WARNING, FRANK DISCUSSION AHEAD: relating to the female reproductive system, while using proper medical terms, for both internal and external bodily functions, and everything.

Okay, so while we wait for other folks to click away -- I really don't talk about this stuff all that often, so I really do hope you consider coming back and please make sure to give the storm door a real good tug on your way out, because it sticks, that's what SHE said! -- did I ever tell you about the time my uterus broke the ultrasound machine?!?!

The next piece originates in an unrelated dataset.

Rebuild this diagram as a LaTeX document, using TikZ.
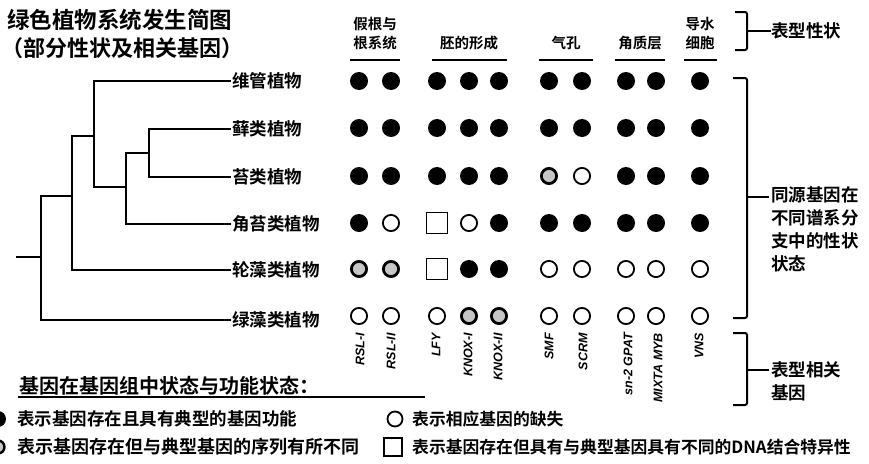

Now that we're alone. Last year, I was diagnosed with adenomyosis and there is nothing funny about this real painful, sucky part of perimenopause! Unless, you happened to be in the same room with me during an ultrasound and I'm feeling really, really uncomfortable about it.

"We're going to do the regular ultrasound first."

Because they make you drink A LOT of water before an ultrasound and, well, ultrasound technicians aren't exactly thrilled about the idea of you pee-ing...oh, sorry...I mean...urinating all over the examining room...either...still, I nearly kissed the ultrasound technician on the mouth, because I had to urinate THAT BADLY!

"There's a gown in the bathroom, put it on and I'll be back in just a few minutes!"

And when the ultrasound technicians tell you "There's a gown in the bathroom" what they really mean is look for the really long (and wide) sheet of pink glorified toilet paper.

[sound of a really long and wide sheet of pink glorified toilet paper, ripping]

ProTip: When it comes to womanly issues, it's easier if you just check your dignity in at the door.

Now the next real sucky part about waiting for a transvaginal the waiting...I'm not very good at waiting...for anything...I get bored real easy and start looking around the room for stuff to read.

"Oh look, a uterus!"

Because, 4 babies...I kind of...sort of...know what one looks like.

"With a giant cluster of BLAH sitting...[squinting at ultrasound screen]...right there...OMG!!! WONDER this shiznit hurts SO MUCH...look at the size of that...wait a minute."

This particular cluster of BLAH had what looked like tiny arms and maybe even...


The ultrasound technician came back into the room just in time to find me with my nose glued to the ultrasound machine and tracing what looked like...


Did you hear it? The two remaining gray cells in my brain EXPLODE?

Not My Scan


"Ummmm, that's NOT your ultrasound scan!"

Aaaaand, I don't believe I've ever been SO HAPPY to be in the "as close to forgotten without actually getting there" I am...RIGHT NOW...not to mention...I may be the only person who's ever giggled her way through a transvaginal ultrasound...yo!!!

Moral of the Story: Don't go reading other people's ultrasounds!!!

Aaaaaand to the person to whom this ultrasound scan truly belongs: CONGRATULATIONS!!!! have a beautiful uterus!!!

[sound of crickets, chirping]

Stupid ultrasounds, dumbass menopause.

Updated to add: The doctor's office called me, while in the middle of writing this post, to give me the results of the ultrasound -- not pregnant, but there's a cyst on my right ovary and I need to go back for yet ANOTHER transvaginal ultrasound in 6 know...for extra BLAH!

Can't wait to see whose ultrasound I'll be reading next...NOT!!!